# LTC issued by Billerica, MA



## AJK1419 (Sep 15, 2006)

I'm sure many of you remember the nice map that packing.org used to have labeling the different MA towns by Red/Green/Black about how strict or liberal the particular town was in issuing LTCs to its residents.

Can anyone comment on Billerica? Are unrestricted LTCs a rare find from the Billerica Chief?

For example, I had mine issued by Norwood PD, and even as law enforcement it was an extensive process and the reputation there is that they are very strict. The context of this question is for a non LE, female who would take the state accredited course etc. 

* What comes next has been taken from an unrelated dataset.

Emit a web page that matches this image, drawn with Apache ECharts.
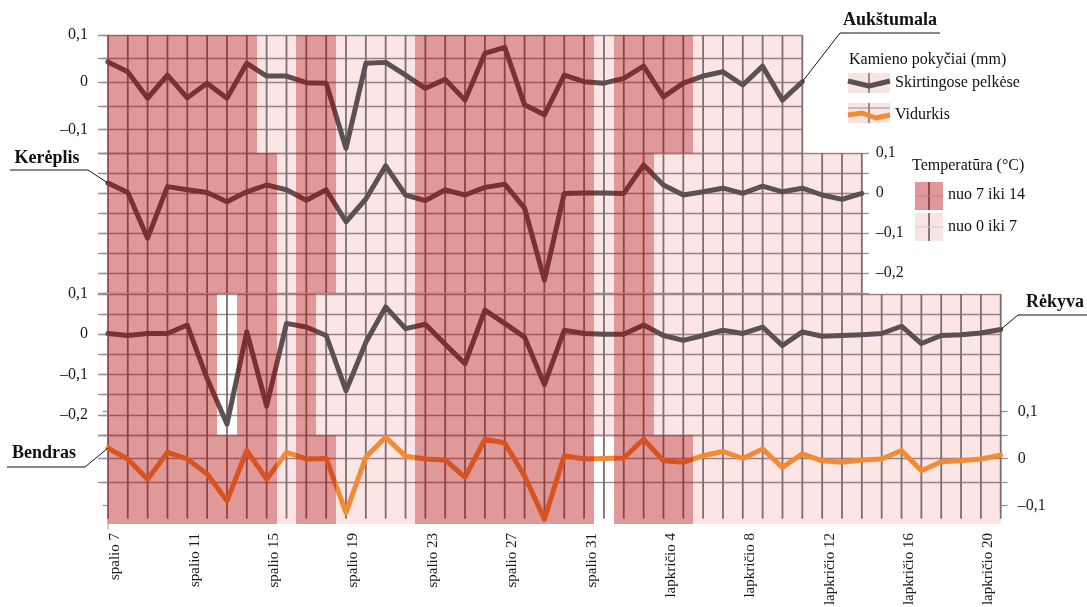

Any thoughts? Experiences? Thanks.


----------



## Tuna (Jun 1, 2006)

Is the non LE female HOT?


----------



## CrackPot (Sep 26, 2011)

AJK1419 said:


> I'm sure many of you remember the nice map that packing.org used to have labeling the different MA towns by Red/Green/Black about how strict or liberal the particular town was in issuing LTCs to its residents.
> 
> Can anyone comment on Billerica? Are unrestricted LTCs a rare find from the Billerica Chief?
> 
> ...


http://www.northeastshooters.com/vb...uide-to-gun-rights-in-your-Massachusetts-town


----------



## AJK1419 (Sep 15, 2006)

Thanks Crackpot.


----------